Al fine di effettuare l’analisi, i filmati vanno perciò convertiti. Questa è un’altra fase delicata, in quanto la conversione fatta senza i giusti accorgimenti provoca tre tipi di problemi:

  • la perdita dell’originalità dei file, con un evidente impatto sulla catena di custodia che deve essere mantenuta per ogni fonte di prova
  • la perdita di qualità
  • la perdita di metadati (quali ad esempio le informazioni di data e ora per ogni fotogramma)

Bassa qualità

Accade spesso che la qualità dei filmati non sia sufficiente per ottenere le informazioni necessarie. Tuttavia, se si utilizzano gli strumenti corretti, è possibile raggiungere (sempre che ci siano i presupposti tecnici) risultati ottimali. L’elaborazione va svolta in maniera rigorosa, utilizzando metodologie applicabili in ambito forense e validate dal punto di vista scientifico, altrimenti la prova potrebbe non risultare affidabile durante il dibattimento.

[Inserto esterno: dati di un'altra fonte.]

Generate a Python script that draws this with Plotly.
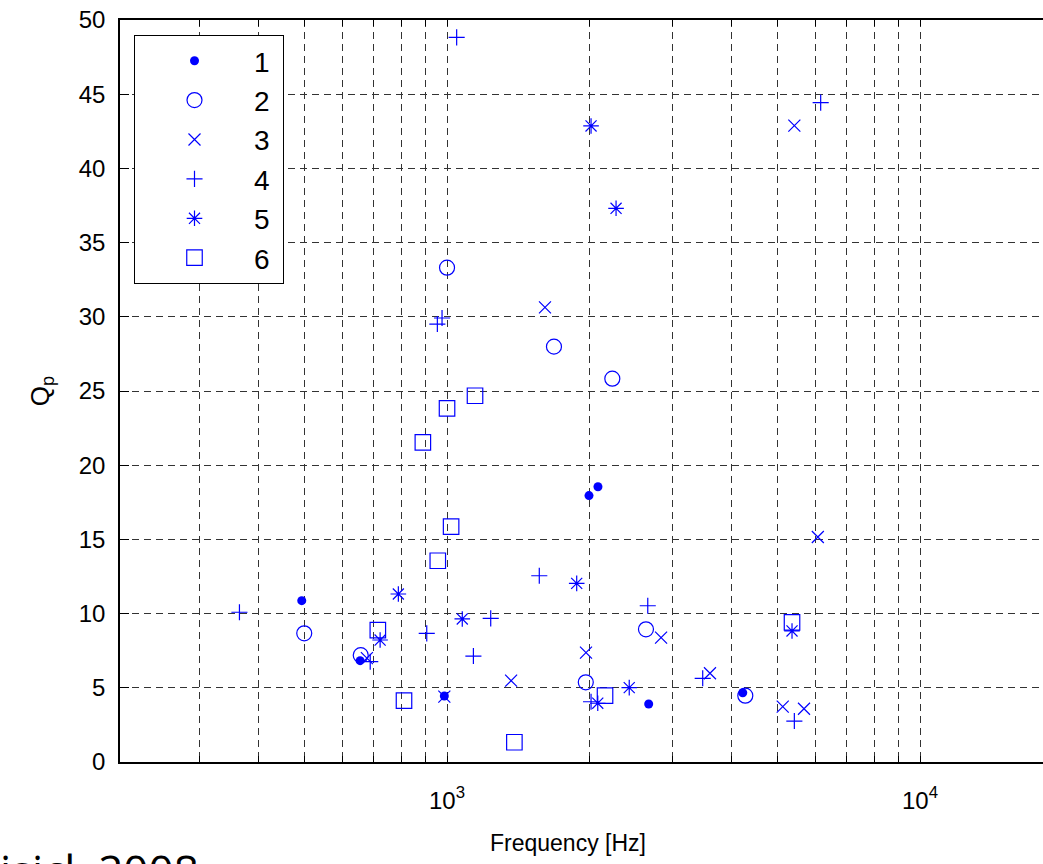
import plotly.graph_objects as go
import numpy as np

# ---------------- data ----------------
s1_f = [493, 655, 987, 1996, 2085, 2669, 4219]
s1_q = [10.87, 6.83, 4.45, 17.95, 18.55, 3.91, 4.67]

s2_f = [499, 657, 1000, 1683, 2236, 1965, 2634, 4272]
s2_q = [8.67, 7.2, 33.31, 27.99, 25.83, 5.37, 8.94, 4.47]

s3_f = [677, 987, 1611, 1366, 1967, 2835, 3597, 5126, 5685, 5424, 6081]
s3_q = [7.0, 4.4, 30.64, 5.48, 7.37, 8.38, 5.98, 3.73, 3.59, 42.88, 15.16]

s4_f = [364, 1048, 976, 954, 906, 688, 1137, 1237, 1567, 2016, 2657, 3472, 5424, 6166]
s4_q = [10.09, 48.83, 29.92, 29.51, 8.67, 6.76, 7.14, 9.68, 12.55, 4.06, 10.53, 5.64, 2.76, 44.43]

s5_f = [789, 722, 1077, 1880, 2016, 2277, 2083, 2428, 5363]
s5_q = [11.32, 8.22, 9.64, 12.04, 42.86, 37.31, 3.96, 5.01, 8.83]

s6_f = [889, 1000, 1146, 1020, 956, 714, 811, 1388, 2158, 5363]
s6_q = [21.54, 23.83, 24.68, 15.86, 13.56, 8.89, 4.13, 1.33, 4.47, 9.41]

series_names = ["1", "2", "3", "4", "5", "6"]
series_f = [s1_f, s2_f, s3_f, s4_f, s5_f, s6_f]
series_q = [s1_q, s2_q, s3_q, s4_q, s5_q, s6_q]

x_tickvals = [300, 400, 500, 600, 700, 800, 900, 1000,
              2000, 3000, 4000, 5000, 6000, 7000, 8000, 9000, 10000]
x_ticktext = ["10<sup>3</sup>" if v == 1000 else ("10<sup>4</sup>" if v == 10000 else "")
              for v in x_tickvals]
y_tickvals = [0, 5, 10, 15, 20, 25, 30, 35, 40, 45, 50]

# ---------------- styles ----------------
BLUE = "#0000ff"
styles = [
    dict(symbol="circle", size=9, color=BLUE, line=dict(width=0)),
    dict(symbol="circle-open", size=15, color=BLUE, line=dict(width=1.2, color=BLUE)),
    dict(symbol="x-thin-open", size=12, color=BLUE, line=dict(width=1.2, color=BLUE)),
    dict(symbol="cross-thin-open", size=11.5, color=BLUE, line=dict(width=1.2, color=BLUE)),
    dict(symbol="asterisk-open", size=13, color=BLUE, line=dict(width=1.2, color=BLUE)),
    dict(symbol="square-open", size=15.5, color=BLUE, line=dict(width=1.2, color=BLUE)),
]

fig = go.Figure()
for name, f, q, st in zip(series_names, series_f, series_q, styles):
    fig.add_trace(go.Scatter(x=f, y=q, mode="markers", name=name + "\u00a0",
                             legendgroup=name, marker=st))

W, H = 1043, 864
L, R, T, B = 120, 0, 20, 102
x_lo = np.log10(203.5)
x_hi = 3 + (W - R - 447) / 473.0

grid = dict(showgrid=True, gridcolor="#333333", griddash="7px,5px", gridwidth=1)
FONT = "Liberation Sans, Arial"

fig.update_layout(
    width=W, height=H,
    margin=dict(l=L, r=R, t=T, b=B),
    paper_bgcolor="white", plot_bgcolor="white",
    font=dict(family=FONT, size=23, color="black"),
    showlegend=True,
    legend=dict(
        x=(134 - L) / (W - L - R), y=1 - (35 - T) / (H - T - B),
        xanchor="left", yanchor="top",
        bgcolor="white", bordercolor="black", borderwidth=1,
        font=dict(size=28, family=FONT),
        itemwidth=109, tracegroupgap=0,
    ),
    xaxis=dict(
        type="log", range=[x_lo, x_hi],
        tickvals=x_tickvals, ticktext=x_ticktext,
        ticks="inside", ticklen=6, tickcolor="black",
        showline=True, linecolor="black", linewidth=1.5, mirror="ticks",
        zeroline=False, ticklabelstandoff=16,
        tickfont=dict(size=24),
        **grid,
    ),
    yaxis=dict(
        range=[0, 50], tickvals=y_tickvals,
        ticks="inside", ticklen=9, tickcolor="black",
        showline=True, linecolor="black", linewidth=1.5,
        zeroline=False, ticklabelstandoff=8,
        tickfont=dict(size=24),
        title=dict(text="Q<sub>p</sub>", font=dict(size=26), standoff=22),
        **grid,
    ),
    annotations=[
        dict(text="Frequency [Hz]", xref="paper", yref="paper",
             x=(568 - L) / (W - L - R), y=-(843 - (H - B)) / (H - T - B),
             xanchor="center", yanchor="middle", showarrow=False,
             font=dict(size=23, family=FONT)),
        dict(text="isicl, 2008", xref="paper", yref="paper",
             x=(-2 - L) / (W - L - R), y=-(838 - (H - B)) / (H - T - B),
             xanchor="left", yanchor="top", showarrow=False,
             font=dict(size=44, family="Open Sans")),
    ],
)

fig.write_html("out.html")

Abbiamo condotto una ricerca, coinvolgendo i nostri utenti, dalla quale è risultato che, nel 50% dei casi, si riesce ad ottenere un miglioramento (Fig. 3), magari parziale, ma tuttavia utile alle indagini.

Deepfake e manipolazioni

L’esigenza di validare l’autenticità di immagini e filmati è di importanza prioritaria. Ultimamente sentiamo parlare diffusamente di deepfake (alterazioni delle immagini con tecniche di intelligenza artificiale, Fig. 4), ma nei casi reali ci si imbatte spesso in manipolazioni molto più semplici. Non è nemmeno necessario modificare un’immagine per poi utilizzarla in maniera fraudolenta: se pensiamo al riutilizzo di un’immagine fatta in un’altra data, oppure ad una messa in scena da usare come fonte di prova o come alibi, non si tratta di deepfake, ma di un risultato molto più semplice da ottenere. Appare oggi necessario considerare la manipolazione come un’eventualità spesso possibile e quindi da prendere in considerazione quando ci si appresta ad esaminare una fonte video.

Come lavorare correttamente con le fonti di prova video

Tutte le problematiche che ho elencato sono risolvibili con qualche accorgimento che va considerato prima di prendere in mano un file e iniziare ad esaminarlo.

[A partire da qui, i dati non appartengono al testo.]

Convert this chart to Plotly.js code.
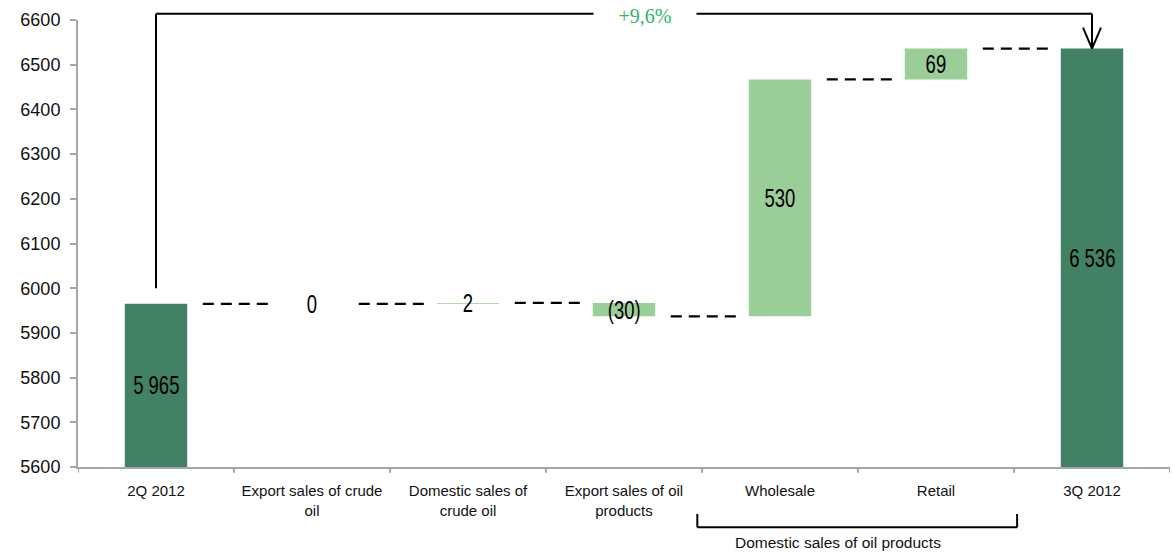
<!DOCTYPE html>
<html>
<head>
<meta charset="utf-8">
<script src="https://cdn.plot.ly/plotly-3.0.1.min.js"></script>
<style>html,body{margin:0;padding:0;background:#fff;}#chart{width:1173px;height:553px;}</style>
</head>
<body>
<div id="chart"></div>
<script>
const categories = ["2Q 2012", "Export sales of crude<br>oil", "Domestic sales of<br>crude oil", "Export sales of oil<br>products", "Wholesale", "Retail", "3Q 2012"];
const measures = ["absolute", "relative", "relative", "relative", "relative", "relative", "total"];
const values = [5965, 0, 2, -30, 530, 69, 6536];
const changeLabel = "+9,6%";
const groupLabel = "Domestic sales of oil products";

const yMin = 5600, yMax = 6600;
const darkGreen = "#438165", lightGreen = "#9bcd99";

// compute bases / tops
const bases = [], heights = [], tops = [];
let running = 0;
values.forEach((v, i) => {
  if (measures[i] === "absolute" || measures[i] === "total") {
    bases.push(yMin); heights.push(v - yMin); running = v;
  } else {
    bases.push(v >= 0 ? running : running + v); heights.push(Math.abs(v)); running += v;
  }
  tops.push(running);
});
const xIdx = categories.map((c, i) => i);
const colors = measures.map(m => m === "relative" ? lightGreen : darkGreen);

function fmt(v) {
  const s = Math.abs(v).toString().replace(/\B(?=(\d{3})+(?!\d))/g, " ");
  return v < 0 ? "(" + s + ")" : s;
}

const trace = {
  type: "bar",
  x: xIdx,
  y: heights,
  base: bases,
  width: 0.4,
  marker: {color: colors, line: {width: 0}},
  hoverinfo: "none",
  showlegend: false
};

const shapes = [];
const annotations = [];
// connectors
for (let i = 0; i < values.length - 1; i++) {
  shapes.push({type: "line", xref: "x", yref: "y", x0: i + 0.3, x1: i + 0.72, y0: tops[i], y1: tops[i],
    line: {color: "#000", width: 2.2, dash: "11px,7px"}});
}
// value labels
values.forEach((v, i) => {
  const mid = bases[i] + heights[i] / 2;
  annotations.push({xref: "x", yref: "y", x: i, y: mid, text: fmt(v), showarrow: false,
    font: {family: "Liberation Sans, Arial", size: 25, color: "#000"},
    yanchor: "middle", xanchor: "center"});
});
// top bracket with arrow
const last = values.length - 1;
const topY = 1.014;
shapes.push({type: "line", xref: "x", yref: "y", x0: 0, x1: 0, y0: values[0] + 35, y1: yMax, line: {color: "#000", width: 2}});
shapes.push({type: "line", xref: "x", yref: "paper", x0: 0, x1: 0, y0: 1, y1: topY, line: {color: "#000", width: 2}});
shapes.push({type: "line", xref: "x", yref: "paper", x0: 0, x1: last, y0: topY, y1: topY, line: {color: "#000", width: 2}});
shapes.push({type: "line", xref: "x", yref: "paper", x0: last, x1: last, y0: topY, y1: (values[last] - yMin) / (yMax - yMin), line: {color: "#000", width: 2}});
shapes.push({type: "line", xref: "x", xsizemode: "pixel", xanchor: last, x0: -9, x1: 0,
  yref: "y", ysizemode: "pixel", yanchor: values[last], y0: 21, y1: 0, line: {color: "#000", width: 2}});
shapes.push({type: "line", xref: "x", xsizemode: "pixel", xanchor: last, x0: 9, x1: 0,
  yref: "y", ysizemode: "pixel", yanchor: values[last], y0: 21, y1: 0, line: {color: "#000", width: 2}});
annotations.push({xref: "paper", yref: "paper", x: 0.5195, y: topY, text: changeLabel, showarrow: false,
  bgcolor: "#fff", width: 100, height: 24, yanchor: "middle", xanchor: "center", yshift: -2,
  font: {family: "Liberation Serif, Times New Roman, serif", size: 20, color: "#2eb56a"}});
// bottom bracket
const bx0 = 3.47, bx1 = 5.52;
shapes.push({type: "line", xref: "x", yref: "paper", x0: bx0, x1: bx0, y0: -0.105, y1: -0.135, line: {color: "#000", width: 2}});
shapes.push({type: "line", xref: "x", yref: "paper", x0: bx1, x1: bx1, y0: -0.105, y1: -0.135, line: {color: "#000", width: 2}});
shapes.push({type: "line", xref: "x", yref: "paper", x0: bx0, x1: bx1, y0: -0.135, y1: -0.135, line: {color: "#000", width: 2}});
annotations.push({xref: "x", yref: "paper", x: 4.37, y: -0.168, text: groupLabel, showarrow: false,
  yanchor: "middle", xanchor: "center", font: {family: "Liberation Sans, Arial", size: 15.5, color: "#111"}});
// x boundary ticks
for (let i = 0; i <= categories.length; i++) {
  shapes.push({type: "line", xref: "x", yref: "paper", x0: i - 0.5, x1: i - 0.5, y0: 0, y1: -0.013, line: {color: "#a6a6a6", width: 2}});
}

const layout = {
  width: 1173, height: 553,
  margin: {l: 78, r: 3, t: 20, b: 86},
  paper_bgcolor: "#fff", plot_bgcolor: "#fff",
  xaxis: {
    type: "linear", range: [-0.5, 6.5],
    tickmode: "array", tickvals: xIdx, ticktext: categories,
    showgrid: false, zeroline: false,
    showline: true, linecolor: "#a6a6a6", linewidth: 2,
    ticks: "", ticklabelstandoff: 9,
    tickfont: {family: "Liberation Sans, Arial", size: 15, color: "#111"}
  },
  yaxis: {
    range: [yMin, yMax], dtick: 100, tick0: yMin,
    showgrid: false, zeroline: false,
    showline: true, linecolor: "#a6a6a6", linewidth: 2,
    ticks: "outside", ticklen: 6, tickcolor: "#a6a6a6", tickwidth: 2,
    ticklabelstandoff: 6,
    tickfont: {family: "Liberation Sans, Arial", size: 18, color: "#111"}
  },
  shapes: shapes,
  annotations: annotations
};

Plotly.newPlot("chart", [trace], layout, {displayModeBar: false, staticPlot: true}).then(() => {
  document.querySelectorAll("#chart g.annotation").forEach(g => {
    const idx = +g.getAttribute("data-index");
    if (idx < values.length) {
      const t = g.querySelector("text");
      if (t) {
        t.style.transformBox = "fill-box";
        t.style.transformOrigin = "center";
        t.style.transform = "scaleX(0.74)";
      }
    }
  });
});
</script>
</body>
</html>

Il primo punto, e forse il più importante, è la sensibilizzazione della politica e degli organi decisionali. Certe difficoltà vanno comunicate adeguatamente ai governi e tutte le parti coinvolte. Una volta metabolizzato che la videosorveglianza e le analisi video devono essere trattate in maniera scientifica e non vanno date per scontate, sarà necessario lo sviluppo di programmi di formazione scientifica degli operatori delle Forze dell’Ordine. Non è necessario, né indicato, che tutti gli agenti diventino degli esperti forensi, ma è fondamentale creare una base culturale in cui si assumano le complessità di questo tipo di dato e quindi:

  • Fornire una formazione generica di poche ore, potrebbe aiutare gli operatori, gli agenti e gli investigatori nel loro lavoro e risolvere, di conseguenza, problematiche che a volte sembrano insormontabili. Creare una sorta di libro bianco, dove elencare pochi e semplici concetti per evitare errori grossolani quando si prendono in esame fonti di prova video o fotografiche, potrebbe fungere da supporto pratico
  • Comprendere la criticità dell’acquisizione corretta. Troppe volte si vedono filmati di videosorveglianza acquisiti filmando lo schermo con uno smartphone e trasmessi via WhatsApp. Senza arrivare a questi estremi, anche l’esportazione da un sistema di videosorveglianza è un aspetto delicato che andrebbe fatto in maniera atta a preservare la catena di custodia e l’originalità del dato. Questo permetterebbe la massima qualità possibile e una più certa accettabilità del dato in fase giudiziaria
  • Autenticare e verificare i filmati ricevuti, sia per confermare una corretta acquisizione, come indicato al punto precedente, che per poter indentificare eventuali manipolazioni o problemi di autenticità o originalità dei dati. L’elaborazione, l’eventuale miglioramento e l’analisi devono seguire metodologie scientifiche, essere corrette, ripetibili e riproducibili, utilizzando un flusso di lavoro e algoritmi validati dalla comunità scientifica
  • Promuovere più efficacemente le linee guida internazionali già esistenti, ad esempio quelle dell’ENFSI DIWG, o delle americane SWGDE e OSAC, con seminari e attività didattica.